Again, thank you for providing the feedback. Your suggestions have been really helpful in coming up with the project proposal and refining it.

kgryte commented 3 months ago

Re: 1. You're assuming that the operation will be across the entire array. Meaning, if we're provided a 10D array or a 1D array, it is the same. You're proposal suggests that in both cases the result of, e.g., every will be the equivalent of flattening any input array to 1D and then checking each element.

What I am saying is that, while that is fine for a default, we're also likely to want to perform row-wise or column-wise operations. Consider the matrix

x = [
  0 1 0
  1 0 1
  0 0 0
]

We should be able to call every( x, axis ), where axis specifies the dimension over which to perform the reduction. E.g., if say, axis=0 means across rows, then the result should be

y = [
  true true true
]

and if, say, axis=1 means across columns, then the result should be

y = [
  true
  true
  false
]

See the difference? In the first case, y should be 1x3 and in the second case 3x1, assuming that keepdims is true, as in NumPy.

headlessNode commented 3 months ago

@kgryte Thank you for the detailed explanation. I could research how NumPy achieves the similar by the np.all, np.any, np.where etc methods. But then, as you said, we'd need add the support for bool dtypes. I've gone through the #43 issue, and it looks like it requires considerable time and effort.

I see two possible paths forward. The first option would involve incorporating the bool dtype support project into this one, potentially sacrificing some of the array API methods that are not directly related to this issue. However, this approach might affect the scope and timeline of the project.

Alternatively, we could focus on implementing methods that do not depend on returning an array of booleans for now. After GSoC, we could revisit the issue and work on adding support for bool dtypes, enabling us to implement methods that depend on them.

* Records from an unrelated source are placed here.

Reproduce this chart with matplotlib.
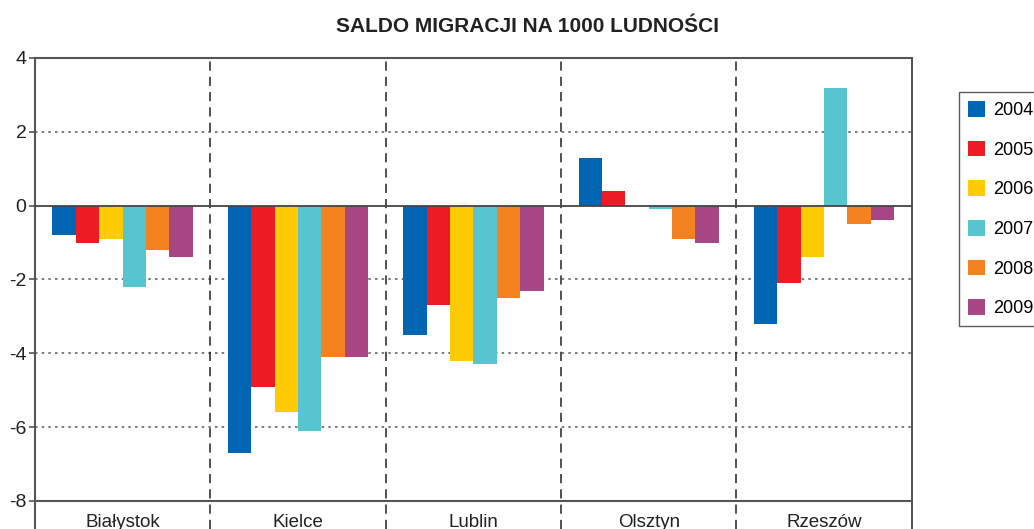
import matplotlib.pyplot as plt
import numpy as np

plt.rcParams['font.family'] = ['Liberation Sans', 'DejaVu Sans']

cities = ["Białystok", "Kielce", "Lublin", "Olsztyn", "Rzeszów"]
years = ["2004", "2005", "2006", "2007", "2008", "2009"]
colors = ["#0066b3", "#ed1c24", "#ffcb05", "#56c5d0", "#f58220", "#a64685"]

v2004 = [-0.8, -6.7, -3.5, 1.3, -3.2]
v2005 = [-1.0, -4.9, -2.7, 0.4, -2.1]
v2006 = [-0.9, -5.6, -4.2, 0.0, -1.4]
v2007 = [-2.2, -6.1, -4.3, -0.1, 3.2]
v2008 = [-1.2, -4.1, -2.5, -0.9, -0.5]
v2009 = [-1.4, -4.1, -2.3, -1.0, -0.4]
series = [v2004, v2005, v2006, v2007, v2008, v2009]

fig = plt.figure(figsize=(10.34, 5.29), dpi=100)
ax = fig.add_axes([0.0338, 0.0, 0.848, 0.8904])

x = np.arange(len(cities))
w = 0.8 / len(years)
for i, (vals, c, yr) in enumerate(zip(series, colors, years)):
    ax.bar(x - 0.4 + w * (i + 0.5), vals, width=w, color=c, label=yr, zorder=3)

ax.set_xlim(-0.5, len(cities) - 0.5)
ax.set_ylim(-8.76, 4)

# grid and frame lines
for g in [2, -2, -4, -6]:
    ax.axhline(g, color="#666666", lw=1.2, ls=(0, (1.5, 2.5)), zorder=1)
ax.axhline(0, color="#444444", lw=1.3, zorder=4)
ax.axhline(4, color="#555555", lw=1.5, zorder=4, clip_on=False)
ax.axhline(-8, color="#555555", lw=1.5, zorder=4)
for b in np.arange(0.5, len(cities) - 0.5, 1):
    ax.axvline(b, color="#222222", lw=1.1, ls=(0, (6, 4)), zorder=2)

for s in ["top", "bottom"]:
    ax.spines[s].set_visible(False)
ax.spines["left"].set_color("#555555")
ax.spines["left"].set_linewidth(1.5)
ax.spines["right"].set_color("#333333")
ax.spines["right"].set_linewidth(1.2)

ax.set_yticks([4, 2, 0, -2, -4, -6, -8])
ax.set_yticklabels(["4", "2", "0", "-2", "-4", "-6", "-8"], fontsize=14, color="#222222")
ax.tick_params(axis="y", length=4, width=1.2, color="#555555", pad=2)
ax.set_xticks([])

for xi, name in zip(x, cities):
    ax.text(xi, -8.36, name, ha="center", va="top", fontsize=13.5, color="#222222")

fig.text(0.51, 0.95, "SALDO MIGRACJI NA 1000 LUDNOŚCI", ha="center", va="center",
         fontsize=15, fontweight="bold", color="#222222")

leg = fig.legend(loc="upper left", bbox_to_anchor=(959 / 1034, 1 - 92 / 529),
                 fontsize=13, frameon=True, fancybox=False, edgecolor="#333333",
                 handlelength=0.95, handleheight=0.95, labelspacing=1.2,
                 borderpad=0.5, handletextpad=0.45, borderaxespad=0)
leg.get_frame().set_linewidth(1.0)

fig.savefig("out.png", dpi=100)
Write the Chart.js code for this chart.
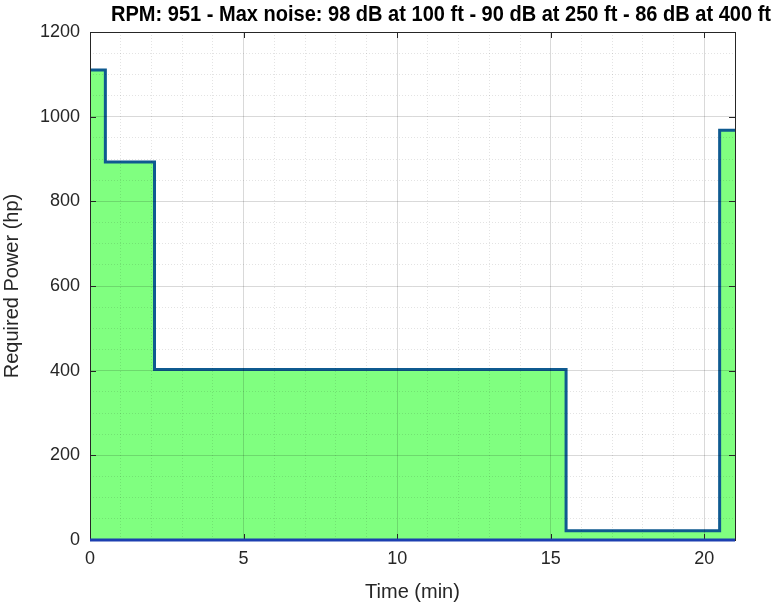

I lean towards this second option due to it being more focused and achievable project scope.

I'm open to any suggestions or alternative approaches you may have regarding this matter. So please let me know your thoughts.

kgryte commented 3 months ago

Pursuing the second option seems sensible.

headlessNode commented 3 months ago

Great, I'll update the proposal accordingly. Thank you for the guidance and support.

headlessNode commented 3 months ago

Hi @kgryte, before submitting the final proposal to the GSoC website, I wanted to confirm with you, if it would be appropriate for me to include what each package of the implementation will include?

For instance, for the implementation of forEach, we will have distinct modules for dimensions up to 10d. For each dimension, we'll include simple nested iteration, accessor, and blocked iteration implementations. And, for dimensions exceeding 10d, we'll include nd and nd_accessor implementations.

kgryte commented 3 months ago

@headlessNode Yes, that seems reasonable. Note, however, this structure may not be necessary for all the APIs in this proposal. For APIs needing element-wise iteration (e.g., forEach, map), this should suffice. For others, such as reduction APIs, what those implementations will look like is TBD.

headlessNode commented 3 months ago

@kgryte Thanks for the confirmation. And yes, in the final proposal, I already added an implementation overview for the forEach method. I explicitly mentioned that this implementation overview may not encompass each of the proposed methods.